Someone please explain this:

So I started a new account last night to see how I would rank starting over. Check this out: https://www.halowaypoint.com/en-us/games/halo-5-guardians/xbox-one/service-records/arena/players/dixsyn%20cider. (I can’t lazy link, but the profile name is Dixsyn Cider). Can someone please explain to me how I ranked Diamond 6 on my main account with more losses and lower K/D, while the new account ranks Platinum 5? The only thing I can think of is the fact that I didn’t play against enough higher ranked players, but that would mean the system is completely luck based. A true working rank system would put you against higher ranked players when it realized how much better you were doing than the other lower ranks, but it never did that. Maybe it’s because the low population won’t allow the system to work correctly and instead of finding a “close” match, it just finds you any. In H3, I remember the search would go through 3 steps where the first step looked for the closest possible match, the second widened it to about 5 levels higher or lower, and the last search would be for any. With the high population, you would usually find a match in the first or second step of the search and you would always be within a few levels of the players you were going against. I just don’t understand why this isn’t the way it’s being done here. Maybe I’m wrong and if so someone please explain to me why I ranked where I did.

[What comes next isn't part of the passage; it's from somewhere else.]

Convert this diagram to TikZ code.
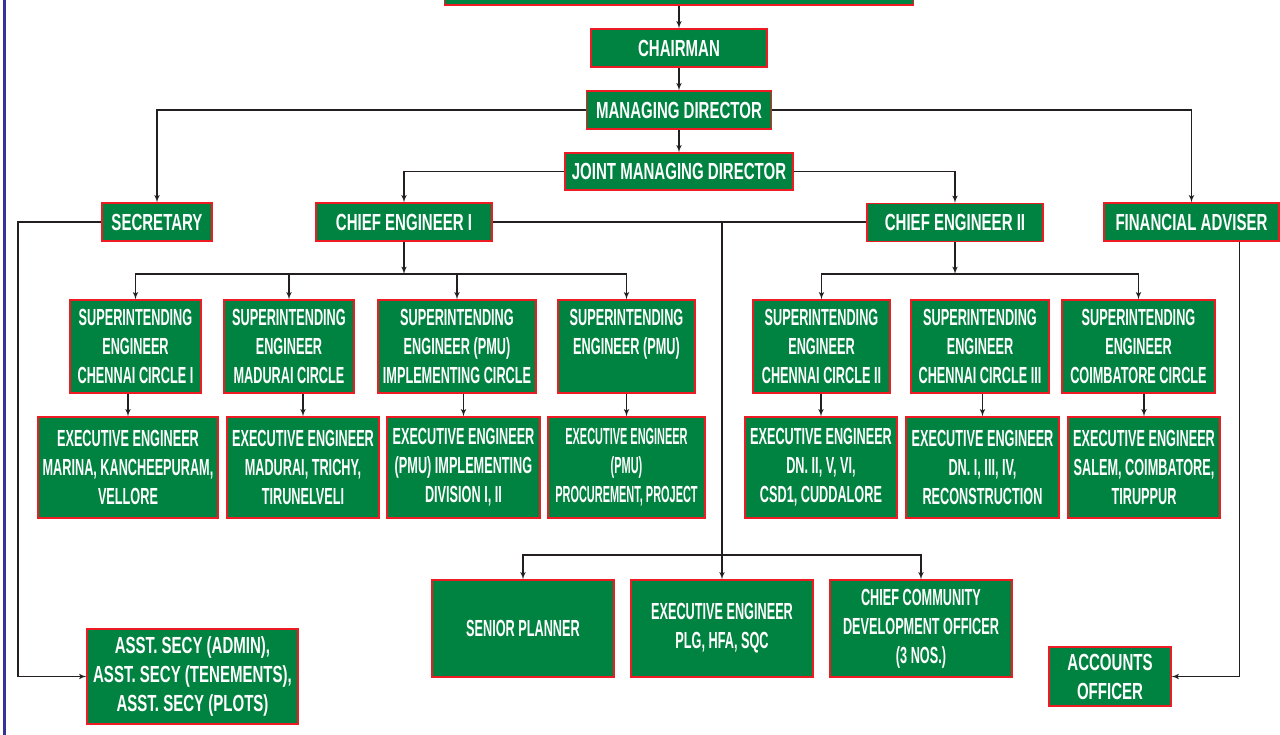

How a developer decides to implement Xbox One’s Live Smart Match system into their game’s matchmaking has pretty much everything to do with who we’re getting matched up with and how long it takes to find matches.

  1. Xbox Live assigns a player with a rudimentary skill-metric when playing a new game based on thier profile’s (gamertag) performance history within all the online matchmaking games they’ve ever played in. If a player creates a new account it’ll start them with a rudimentary skill-metric just below the game’s average mean.

  2. This rudimentary metric has a wide standard deviation to allow for quick skill-based adjustments under the new game, but the more time a player spends with the new game under their gamertag the more confident (aka narrow) that standard deviation becomes.

  3. The skill-based matchmaking on the Xbox One is also balanced against factors such as a player’s Reputation, Age, and Language in order to provide an optimal experience for a player beyond what a simple skill metric may alone provide (aka the new Smart Match system that’s built off the back of Microsoft’s TrueSkill system). How effective this aspect is working within the matchmaking system across Xbox Live I couldn’t say as there’s little information put out on it.

  4. Team-based gameplay requires the system’s algorithm to estimate an average skill-metric beta for the teams based on the skill-chain (worst to best player); optimizing a match-up around these averages is how the system attempts to provide a “probable” competitive match. Unfortunately, what appears to be a competitive match “on paper” won’t always be competitively balanced because the sum of individual skill-metrics don’t account for the special dynamics that can occur within a team-based game that often make the sum greater or lesser than the parts; plus, people tend to have outlier performances here or there which can significantly alter outcomes from expectations.

  5. Expected outcomes cause smaller updates to a player’s skill-based metric because the algorithm already had a good guess of that player’s skill; unexpected outcomes (upsets) will cause larger updates to make the algorithm more likely to predict the outcome in the future.

  6. A player’s personal performance influences a match’s outcome and a match’s outcomes affects their skill-metric in reference to those they’re playing with and against; these metrics are continuously growing their metric’s level of confidence (aka the standard deviation). In earning a visual playlist CSR in Halo 5 the system will analyze an individual’s finishing placement within the match’s skill-chain (where an individual is expected to finish amongst the group) for the first 10 matches. Once a CSR is earned it will only get adjusted based solely on the team’s result (if playing a team-based gamemode) verses the player’s individual result.

  7. 343i have setup the playlists CSRs to have particular metric ranges for the divisions and sub-ranking tiers; some appear to be more or less restrictive. A correction came to the SWAT and FFA playlists, but I’d argue that both still need further refinement (just my opinion).

  8. Seasonal resets to specific playlist CSRs will allow individuals to be re-measured but with more confident data thanks to most players having more background experience with the game; the new 10 matches used to earn a playlist CSR still has all of a player’s existing game experience (which constantly grows their skill metric’s confidence level) to draw from in pairing players and teams.

  9. 343i have also setup specific parameters for the search process in order to allow the system to try pairing the most ideal matches immediately, but over time that requirement gets loosened in order to match players within reasonable times; nevertheless, I’ve heard many complaints from players overseas that don’t think the system loosens them up enough because they’re stuck searching for extreme lengths of time. The parameters revolve not only around SBMM (skill-based matchmaking) but also connection quality and I believe it’s that aspect that 343i are holding a tighter requirement to regardless to search times which delays matchmaking for many overseas; all-in-all, 343i don’t want people to have poor experiences per the connection, but denying them the experience all-together is just another form of a bad experience.